The rising prominence of the newly minted Global Methodist Church (GMC), following the disastrous General Conference of the now all but dead United Methodist Church, is a timely reminder that smoldering embers can once again be fanned into flame. The PCA needs that kind of shot in the arm right now, as does my own tribe, the Anglican Church in North America (ACNA).
The now cancelled PCA forum was ill-advised not because it featured a controversial speaker but because its stated topic was ludicrous to begin with. Politics can be “polarizing,” particularly during an election year, but the faithful pastor is called to lay down his life for the sheep over matters of far more eternal significance than who will occupy the White House over the next four years. Politics will only “polarize” a congregation when made out to be of more than mere temporal significance. Carl Trueman observes today in First Things how routine the life of faithful Christian ministry ought to be.

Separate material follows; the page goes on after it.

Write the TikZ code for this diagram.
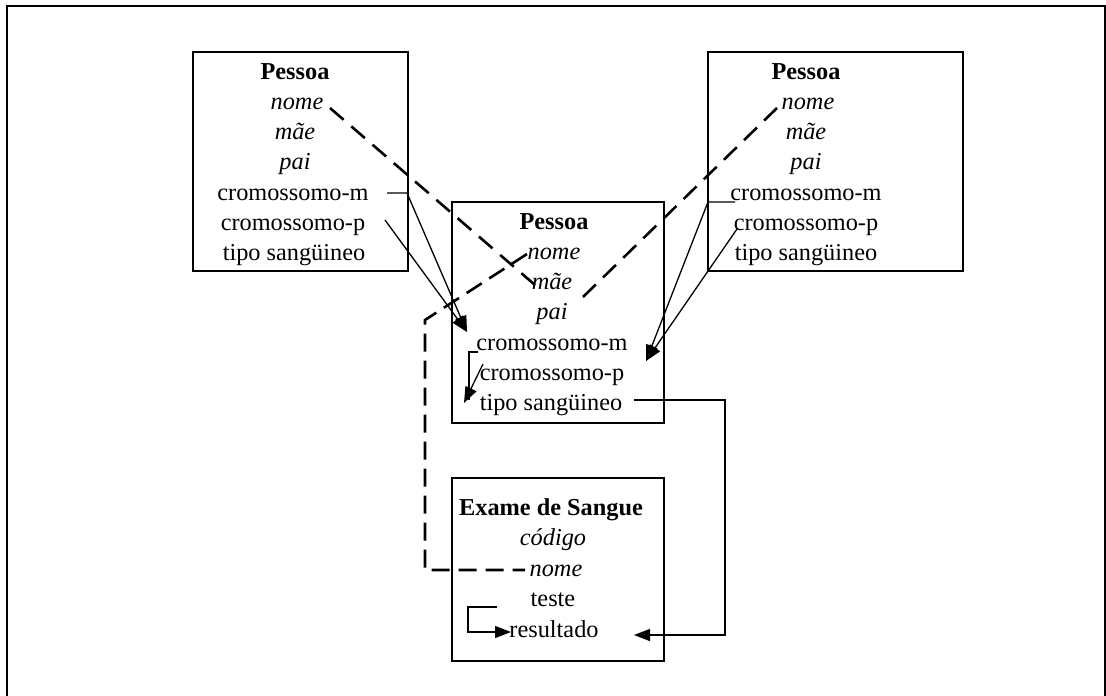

The faithful Christian ministry is not very glamorous. It consists of baptizing, preaching, and celebrating the Lord’s Supper. It is about pointing people to a God on a cross whose strength, like that of his followers, is made perfect in weakness. Of course, none of this quite compares to engaging in an apocalyptic culture war or crushing one’s opponents or seizing worldly power by worldly means. So weak is it that it’s not even as glamorous as fantasizing about such things online. But that’s the problem with Christianity. It is routine. It is by turns foolish and offensive to those who look on from outside. Its weapons look ridiculously weak to the watching world. To repeat: The sun also rises and life continues for ordinary people at the local level, with all of its joys and its sorrows. People are born, marry, grow old, and die. And the gospel remains the answer.
This is not to say that faithfulness in Christian ministry does not sometimes call us to make provocative statements or take risky actions. It reminds us, rather, that such extraordinary measures must always be taken within the framework of fidelity to one’s calling as a servant of Christ, anchored in the Word of God, empowered by the Spirit of truth. Appeasing the wrath of our cultured despisers through virtue signaling is the temptation of the moment for those seeking to serve faithfully within the realigned framework of American Protestantism. It is a temptation we must resist and, when faithfulness requires it, gently nudge those who have succumbed to it.